Nur Afriana, putri Satinah, menunjukkan foto ibunya di penjara Saudi. |
Jakarta. teraslampung.com--Satinah binti Jumadi Ahmad, tenaga kerja asal Indonesia di Arab Saudi yang terancam hukuman mati, kini tinggal menunggu nasib, menyusul penolakan keluarga bekas majikannya untuk menerima uang diyat (ganti rugi kematian) maksimal senilai Rp12 miliar. Uang diyat maksimal itu diajukan olej pemerintah Indonesia.
Kementerian Luar Negeri Indonesia menyatakan, keluarga ahli waris korban sejauh ini menuntut uang diyad, atau ganti rugi kematian, sekitar Rp21 miliar.
"Kita bertahan empat juta riyal (Rp12 miliar), karena ini sudah maksimal," kata Direktur Perlindungan WNI Kementerian luar negeri Indonesia, Tatang Razak, kepada wartawan, Selasa (11/02) siang di Kantor Kemenlu, Jakarta.
Menurut Tatang, otoritas Arab Saudi masih memberikan waktu sekitar dua bulan bagi keluarga korban yang tinggal di di Provinsi Al Ghasseem untuk merundingkan nilai tawaran uang diyad itu.
"Kalau dua bulan tidak tercapai, keluarganya menolak, maka kemungkinan besar eksekusi akan dilakukan (terhadap TKI Satinah)," kata Tatang.
Kemenlu mencatat, jika tawaran itu ditolak, maka Satinah akan dihukum mati pada tanggal 3 April 2014.
Satinah, yang berasal Ungaran, Jawa Tengah, divonis hukuman mati pada 2010 karena dianggap terbukti membunuh majikan perempuannya.
Indonesia melalui perwakilannya telah mengupayakan untuk meringankan hukuman Satinah, yang akhirnya berujung pada kesediaan keluarga korban untuk memaafkannya.
Namun demikian, sejauh ini kematian, sebagai syarat untuk menghindarkannya dari hukuman pancung.
Dalam jumpa pers, Kemenlu menghadirkan pula anak kandung Satinah, Nur Afriana, yang berusia 20 tahun, serta kakaknya yaitu Paeri Al-feri.
Menurut Kemenlu, mereka baru saja kembali ke Indonesia setelah menjenguk Satinah di penjara Arab Saudi, serta melakukan ikhtiar guna membekaskan Satinah, seperti menulis surat pribadi kepada keluarga ahli waris korban.
"Keinginan saya sangat besar untuk berkumpul lagi dan merasakan lagi kasih sayang ibu saya," kata Nur Afriana, membacakan ulang suratnya, di hadapan wartawan.

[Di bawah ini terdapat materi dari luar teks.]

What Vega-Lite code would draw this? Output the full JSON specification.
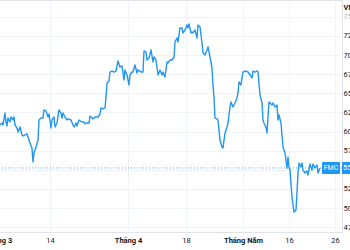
{
  "$schema": "https://vega.github.io/schema/vega-lite/v6.json",
  "width": 344,
  "height": 232,
  "autosize": {"type": "none"},
  "padding": {"left": -2, "top": 0, "right": 8, "bottom": 18},
  "background": "#ffffff",
  "config": {
    "view": {"stroke": "#e0e3eb"},
    "font": "Roboto",
    "axis": {"gridColor": "#f0f3fa", "gridWidth": 1, "domainColor": "#e0e3eb", "ticks": false, "labelColor": "#131722", "labelFontSize": 7.5}
  },
  "datasets": {
    "series": [
      {"i":0,"price":60.87},{"i":2,"price":61.13},{"i":3,"price":60.87},{"i":5,"price":62.43},{"i":6,"price":61.26},{"i":7,"price":60.74},{"i":8,"price":61.78},{"i":10,"price":61.26},{"i":11,"price":61.91},{"i":13,"price":61.52},{"i":14,"price":61.91},{"i":15,"price":60.87},{"i":17,"price":60.47},{"i":18,"price":59.95},{"i":20,"price":60.60},{"i":22,"price":59.56},{"i":23,"price":59.43},{"i":27,"price":59.69},{"i":28,"price":59.30},{"i":30,"price":58.51},{"i":32,"price":57.86},{"i":33,"price":56.03},{"i":34,"price":57.21},{"i":36,"price":57.99},{"i":38,"price":58.91},{"i":39,"price":61.52},{"i":41,"price":61.78},{"i":43,"price":61.78},{"i":44,"price":62.83},{"i":46,"price":62.70},{"i":48,"price":61.91},{"i":49,"price":62.30},{"i":51,"price":60.47},{"i":52,"price":61.52},{"i":54,"price":61.91},{"i":55,"price":60.60},{"i":57,"price":61.13},{"i":59,"price":62.83},{"i":61,"price":62.43},{"i":62,"price":61.78},{"i":63,"price":62.43},{"i":65,"price":61.91},{"i":67,"price":61.52},{"i":68,"price":61.65},{"i":71,"price":61.52},{"i":73,"price":60.87},{"i":74,"price":60.60},{"i":76,"price":61.13},{"i":77,"price":60.74},{"i":79,"price":61.52},{"i":82,"price":61.26},{"i":84,"price":61.26},{"i":85,"price":61.00},{"i":87,"price":61.13},{"i":89,"price":61.13},{"i":90,"price":62.04},{"i":92,"price":61.78},{"i":93,"price":61.65},{"i":95,"price":61.91},{"i":97,"price":61.91},{"i":98,"price":61.91},{"i":100,"price":62.30},{"i":101,"price":63.09},{"i":103,"price":62.96},{"i":105,"price":63.09},{"i":106,"price":64.53},{"i":107,"price":66.36},{"i":109,"price":66.62},{"i":110,"price":67.79},{"i":112,"price":67.92},{"i":114,"price":67.79},{"i":116,"price":67.92},{"i":118,"price":69.23},{"i":120,"price":68.45},{"i":122,"price":68.58},{"i":124,"price":66.75},{"i":125,"price":68.06},{"i":127,"price":67.40},{"i":129,"price":66.09},{"i":130,"price":67.40},{"i":132,"price":67.79},{"i":133,"price":67.79},{"i":135,"price":68.71},{"i":137,"price":67.66},{"i":138,"price":68.06},{"i":141,"price":67.79},{"i":143,"price":67.79},{"i":144,"price":70.54},{"i":146,"price":70.41},{"i":147,"price":69.36},{"i":149,"price":69.62},{"i":151,"price":70.67},{"i":153,"price":69.10},{"i":154,"price":69.75},{"i":156,"price":69.36},{"i":158,"price":67.40},{"i":160,"price":68.06},{"i":162,"price":67.40},{"i":163,"price":67.79},{"i":165,"price":67.14},{"i":167,"price":69.10},{"i":168,"price":68.97},{"i":170,"price":69.36},{"i":172,"price":69.36},{"i":174,"price":69.75},{"i":175,"price":71.72},{"i":177,"price":72.24},{"i":178,"price":71.72},{"i":180,"price":73.55},{"i":182,"price":73.55},{"i":183,"price":72.89},{"i":185,"price":73.28},{"i":187,"price":73.94},{"i":188,"price":73.55},{"i":189,"price":74.07},{"i":191,"price":72.89},{"i":192,"price":73.02},{"i":193,"price":72.89},{"i":195,"price":73.28},{"i":197,"price":72.24},{"i":198,"price":73.94},{"i":200,"price":73.68},{"i":202,"price":71.58},{"i":203,"price":70.28},{"i":205,"price":70.02},{"i":207,"price":70.67},{"i":208,"price":71.06},{"i":210,"price":69.75},{"i":212,"price":68.32},{"i":213,"price":66.09},{"i":214,"price":64.40},{"i":215,"price":61.78},{"i":217,"price":61.65},{"i":218,"price":61.52},{"i":220,"price":58.91},{"i":222,"price":57.99},{"i":223,"price":57.86},{"i":225,"price":59.82},{"i":227,"price":60.60},{"i":228,"price":61.13},{"i":230,"price":63.22},{"i":231,"price":63.87},{"i":233,"price":63.22},{"i":235,"price":63.74},{"i":237,"price":64.40},{"i":238,"price":65.05},{"i":239,"price":66.49},{"i":241,"price":66.09},{"i":242,"price":67.01},{"i":243,"price":67.79},{"i":246,"price":67.92},{"i":248,"price":67.79},{"i":250,"price":67.40},{"i":252,"price":67.01},{"i":253,"price":67.92},{"i":255,"price":67.79},{"i":257,"price":67.92},{"i":258,"price":67.79},{"i":260,"price":64.79},{"i":262,"price":63.74},{"i":263,"price":61.52},{"i":264,"price":61.13},{"i":266,"price":60.60},{"i":267,"price":59.82},{"i":268,"price":61.91},{"i":269,"price":63.87},{"i":272,"price":63.48},{"i":273,"price":63.74},{"i":275,"price":63.22},{"i":277,"price":63.48},{"i":278,"price":61.52},{"i":279,"price":62.17},{"i":281,"price":61.13},{"i":282,"price":59.56},{"i":283,"price":57.99},{"i":285,"price":57.21},{"i":287,"price":55.25},{"i":288,"price":56.68},{"i":289,"price":55.25},{"i":290,"price":54.98},{"i":292,"price":51.45},{"i":293,"price":50.41},{"i":294,"price":49.49},{"i":296,"price":49.75},{"i":297,"price":52.11},{"i":298,"price":54.59},{"i":299,"price":55.90},{"i":301,"price":55.38},{"i":302,"price":55.90},{"i":303,"price":54.98},{"i":305,"price":54.59},{"i":307,"price":54.85},{"i":308,"price":54.33},{"i":310,"price":55.77},{"i":312,"price":54.98},{"i":313,"price":55.77},{"i":315,"price":55.25},{"i":317,"price":55.64},{"i":318,"price":54.59},{"i":320,"price":55.25}
    ],
    "last": [{"price": 55.25, "label": "FMC", "value": "55.25", "lo": 54.46, "hi": 56.03, "tagStart": 322, "tagEnd": 340, "tagMid": 331, "boxStart": 342, "boxEnd": 372}]
  },
  "layer": [
    {
      "data": {"name": "series"},
      "mark": {"type": "line", "color": "#2196f3", "strokeWidth": 1.4, "strokeJoin": "round"},
      "encoding": {
        "x": {
          "field": "i", "type": "quantitative",
          "scale": {"domain": [-2, 342], "nice": false, "zero": false},
          "axis": {
            "title": null, "orient": "bottom",
            "values": [-2, 50, 128, 186, 243, 289, 335],
            "tickCount": 20,
            "labelExpr": "datum.value < 0 ? 'Tháng 3' : datum.value == 50 ? '14' : datum.value == 128 ? 'Tháng 4' : datum.value == 186 ? '18' : datum.value == 243 ? 'Tháng Năm' : datum.value == 289 ? '16' : '26'",
            "labelFontWeight": {"condition": {"test": "datum.value < 0 || datum.value == 128 || datum.value == 243", "value": "bold"}, "value": "normal"},
            "labelFlush": false, "labelOverlap": false, "labelBound": false, "labelPadding": 4
          }
        },
        "y": {
          "field": "price", "type": "quantitative",
          "scale": {"domain": [46.88, 77.2], "nice": false, "zero": false},
          "axis": {
            "orient": "right",
            "values": [47.5, 50, 52.5, 55, 57.5, 60, 62.5, 65, 67.5, 70, 72.5, 75],
            "tickCount": 20,
            "format": ".2f",
            "labelPadding": 1,
            "labelOverlap": false,
            "labelColor": {"condition": {"test": "datum.value == 75", "value": "#b2b5be"}, "value": "#131722"},
            "title": "VND", "titleAngle": 0, "titleAlign": "left", "titleBaseline": "middle",
            "titleX": 1, "titleY": 7, "titleFontSize": 7.5, "titleFontWeight": "bold", "titleColor": "#131722"
          }
        }
      }
    },
    {
      "data": {"name": "last"},
      "mark": {"type": "rule", "color": "#2196f3", "strokeDash": [1, 2], "strokeWidth": 1, "opacity": 0.8},
      "encoding": {"y": {"field": "price", "type": "quantitative"}}
    },
    {
      "data": {"name": "last"},
      "mark": {"type": "rect", "color": "#2196f3", "cornerRadius": 1},
      "encoding": {
        "x": {"field": "tagStart", "type": "quantitative"},
        "x2": {"field": "tagEnd"},
        "y": {"field": "lo", "type": "quantitative"},
        "y2": {"field": "hi"}
      }
    },
    {
      "data": {"name": "last"},
      "mark": {"type": "text", "color": "#ffffff", "fontSize": 7, "align": "center", "baseline": "middle"},
      "encoding": {
        "x": {"field": "tagMid", "type": "quantitative"},
        "y": {"field": "price", "type": "quantitative"},
        "text": {"field": "label"}
      }
    },
    {
      "data": {"name": "last"},
      "mark": {"type": "rect", "color": "#2196f3"},
      "encoding": {
        "x": {"field": "boxStart", "type": "quantitative"},
        "x2": {"field": "boxEnd"},
        "y": {"field": "lo", "type": "quantitative"},
        "y2": {"field": "hi"}
      }
    },
    {
      "data": {"name": "last"},
      "mark": {"type": "text", "color": "#ffffff", "fontSize": 7.5, "align": "left", "baseline": "middle", "dx": 1},
      "encoding": {
        "x": {"field": "boxStart", "type": "quantitative"},
        "y": {"field": "price", "type": "quantitative"},
        "text": {"field": "value"}
      }
    }
  ]
}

Belum diketahui bagaimana tanggapan keluarga korban atas isi surat Nur Afriana, tetapi menurut Anis Hidayah dari LSM Migrant Care, upaya pemerintah Indonesia untuk memberikan bantuan kepada Satinah termasuk terlambat.
"Jadi ketahuannya sudah kritis, tinggal vonis, tinggal bagaimana pilihannya diplomasi pot-potan atau bayar diyat," kata Anis saat dihubungi wartawan BBC Indonesia, Kinanti Pinta.
Menurutnya, kalau sejak kasus seperti ini ditangani, "banyak (TKI yang terancam hukuman mati) yang bisa dibebaskan."
Kementerian Luar Negeri menyatakan, pihaknya sejak awal telah mengupayakan berbagai upaya untuk memperingan hukuman Satinah, yang hasilnya antara lain ditandai kelonggaran waktu untuk hukuman mati serta negosiasi uang diyat untuk keluarga ahli waris.
Data Kementerian Luar Negeri menyebutkan, sejak 2011 hingga awal 2014, setidaknya ada 249 warga Indonesia yang terancam hukuman mati di berbagai negara, termasuk 20 kasus terakhir pada awal 2014 ini.